Stage 4: Intermediate general strength for experienced trainees

This is intermediate training that builds on the work you’ve done already, progressing directly from the last block. It makes the movements more challenging to ensure that you’re developing both movement quality and skill.

This is the bridge between the general movement quality training and specific rotational/power training of high performance golf strength training.

It continues to build more difficult single-leg exercises to build stability, while adding more dynamic strengthening exercise and more rotation training.

Exercise for senior golfers level 4

Day 1

Dumbbell Bulgarian split squat: a perfect leg exercise for golfers, combining leg and hip strength, asymmetrical training, and core stability. It opens up the hips and makes them strong, building the range and power of your drive movement. The result is longer, safer drives.

Dumbbell row (see above)

Supinated pull-apart (see above)

Stiff-legged deadlift: like a Romanian deadlift, but starting from the floor. The longer range challenges the hips and back slightly more, and this movement is great for the hip extension strength behind a great drive.

Hanging leg raise: this is a more challenging version of the hanging knee tuck and builds great ab strength, keeping your spine healthy and helping better force transfer from the hips.

Day 2

Goblet Cossack squat (see above)

Kettlebell swing (see above)

Seated OHP (see above)

Single-arm dumbbell bench press: a fantastic shoulder exercise for health and strength. It builds stabilizer muscles and forces you to control the asymmetrical loading. This is perfect for the asymmetrical shoulder positions you’re going to see in the wind-up and follow-through of a drive.

Seated dumbbell press (see above)

Tricep extension (see above)

8-point plank (see above)

Side plank with twists (see above)

Stage 5: specific strength block outline

This is the final 3-week block of the program and it shows in the increased difficulty and complexity of exercises. These are the exercises that you’ll find in the training programs of many serious golfers of all ages.

The weights need to be selected along your own abilities, progressing patiently over time, as your body adapts to the movements.

Exercise for senior golfers level 5

Day 1

Deficit dumbbell Bulgarian split squat

Dumbbell row (see above)

Supinated pull-apart (see above)

Reverse flye (see above)

Stiff-legged deadlift (see above)

Woodchopper: this directly targets the hip-core-shoulder rotating movement you’re going to perform in golf. It builds the relevant muscles and gets you familiar with the whole-body movement.

Day 2

Goblet Cossack squat (see above)

Kettlebell swing (see above)

Seated dumbbell press (see above)

Rotating lunge: a perfect exercise for building leg, hip, and core strength together. It helps build full-body rotational control and strengthens the connected muscle groups required for a great drive.

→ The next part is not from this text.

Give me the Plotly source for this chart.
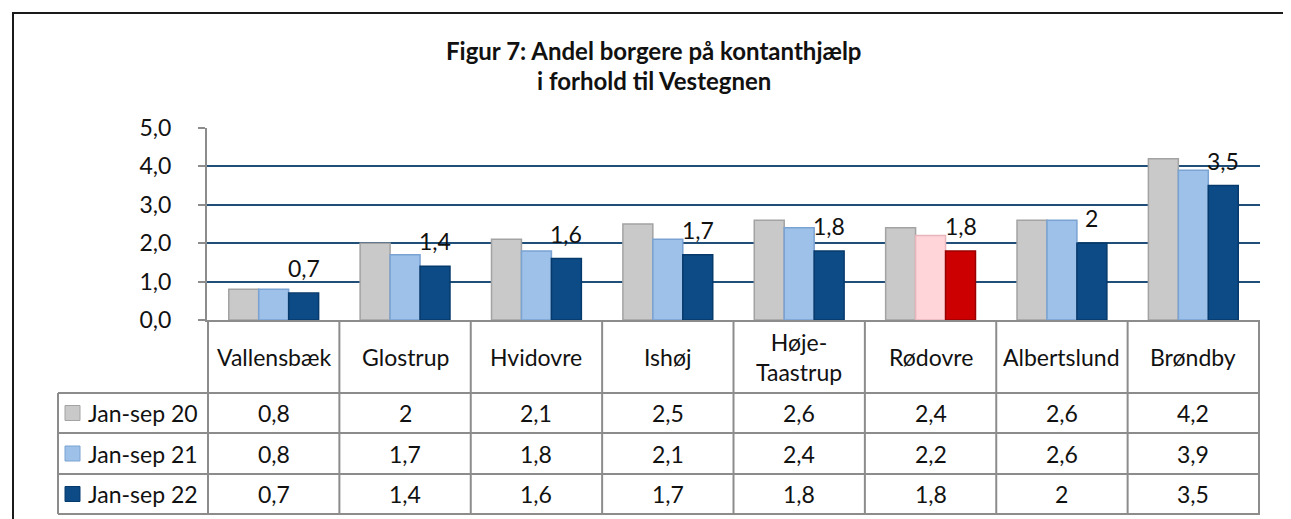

Explosive step-up: a great drive is both smooth and explosive. The explosive step up helps work on the power in the leg and hip, building the ability to produce force rapidly and build a great drive.

Slam ball: a great explosive core movement that helps build dynamic, reactive ab strength. In simple terms, it’s really specific to reducing the injury risks associated with golf and high-speed extension and twisting. This makes it a great addition to your training to get used to moving fast and safely.

The Take-Home Message

Good training for a senior golfer is about staying in the game and improving.

Age isn’t an excuse nor is it something to be afraid of. Good mobility and strength training help you keep getting better and make the most of your body. You can improve your physique, build a better drive, and keep your body healthier through whatever life throws at you.

The perk of age is figuring out what works and how to approach problems. The same is true when it comes to training for golf: what works is good movement, patient progress, and doing things right.

If you apply these processes to this exercise program for senior golfers, you’re going to come out of it a healthier, stronger person – and a better golfer! Get started, where you are with what you have, and just wait and see how far this approach takes you.